In the two maps most favored by the board of supervisors this time around, the changes being made fall generally around the periphery of the existing districts. There were only three significant changes being seriously considered as the board is set to meet on November 16, one of those being removing the Angeles National Forest District town/village of Wrightwood from the Second District to the First District. Another is Map 2’s removal of much of the east side of Fontana, which is currently split between the Fifth District and the Second District from the Fifth District into the Second District. Another would be Map 3’s shift to include at least of portion of Barstow in District 1.
Board members directed county staff to provide them with population data for the county’s unincorporated communities in the districts as proposed.
Following the special meeting called for November 16, the board is scheduled to hold another redistricting hearing on December 7 to vote to finalize the new map.
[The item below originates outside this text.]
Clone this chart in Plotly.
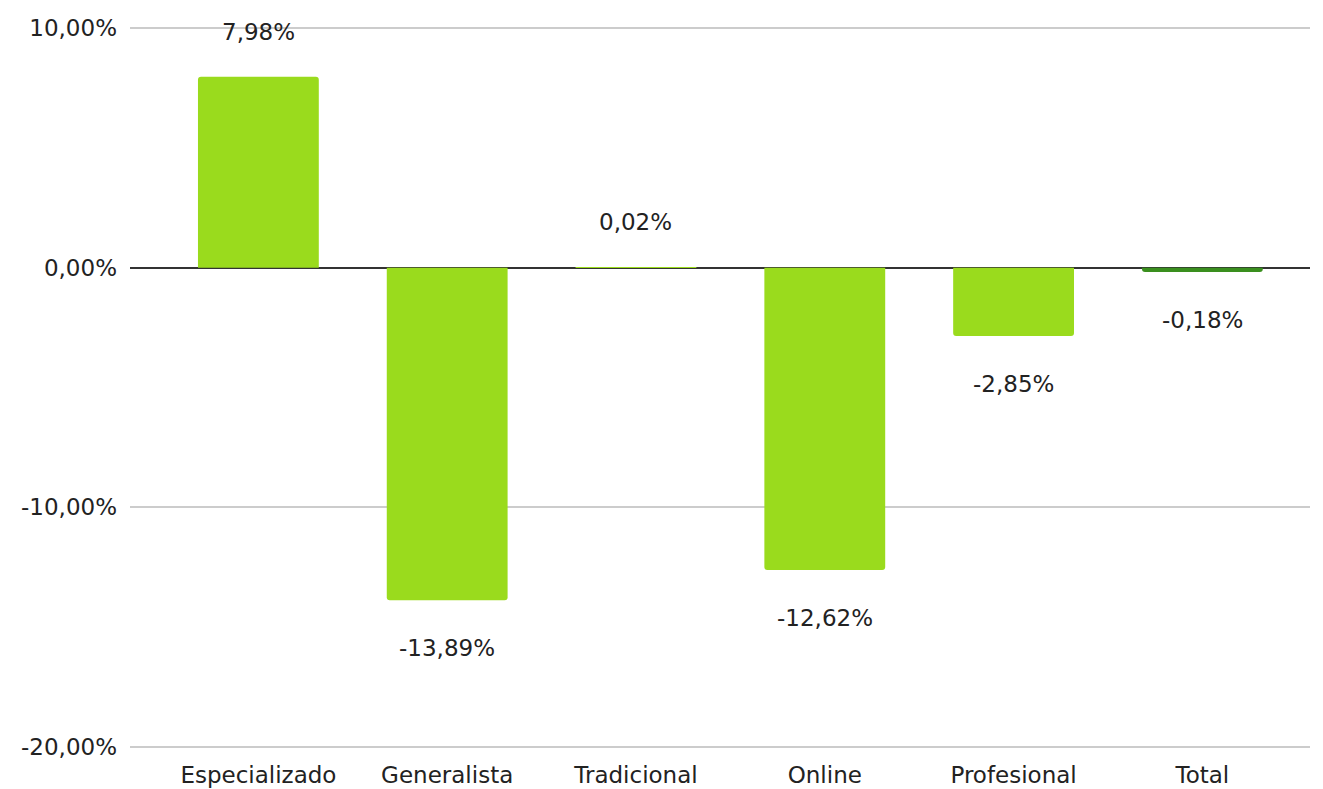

The new districts will go into effect immediately, such that some of the county’s residents will be represented by members of the board of supervisors they did not have the opportunity in 2018 or 2020 to vote for. The first actual manifestation of the new boundaries will take place with the June 7, 2022 primary election. In that contest, the county’s voters will be selecting supervisors in the Second and Fourth districts.
The county has given the public the opportunity to submit maps that are drawn up independently of the influence of the county’s redistricting commission. Whether the supervisors will heed those citizen recommendations or consider them at all is a different question. The redistricting commission consists of Mark Creffield representing the First Supervisorial District; Robert Little, representing the Second Supervisorial District; Jessica Naquin, representing the Third Supervisorial District; Jean-Rene Basle, representing the Fourth Supervisorial District, William Jernigan, representing the Fifth Supervisorial District and Pamela Preston King, as an at-large member. The alternative commission members are Kenneth Anderson in the First Supervisorial District; Henry Shannon in the Second Supervisorial District; Donald Runels in the Third Supervisorial District; Peggi Hazlett in the Fourth Supervisorial District and Sonja Wilson in the Fifth Supervisorial District. Pamela King is a Superior Court Judge in San Bernardino County. Basle is former San Bernardino County Counsel, and as such was the county’s highest ranking in-house attorney with regard to civil law issues.
The most concerted public effort to alter the existing map this year came from residents of the San Bernardino Mountain communities, which had sought to reunite the entirety of the mountain district – Crestline, Lake Gregory, Blue Jay, Twin Peaks, Cedar Glen, Lake Arrowhead, Running Springs, Valley of Enchantment, Arrow Bear, Angeles Oaks, Forest Falls, Big Bear and Holcomb Valley into one district. In most of those proposals, the district thought best to encompass them was the Third District. One proposal called for them to be contained within the Second District.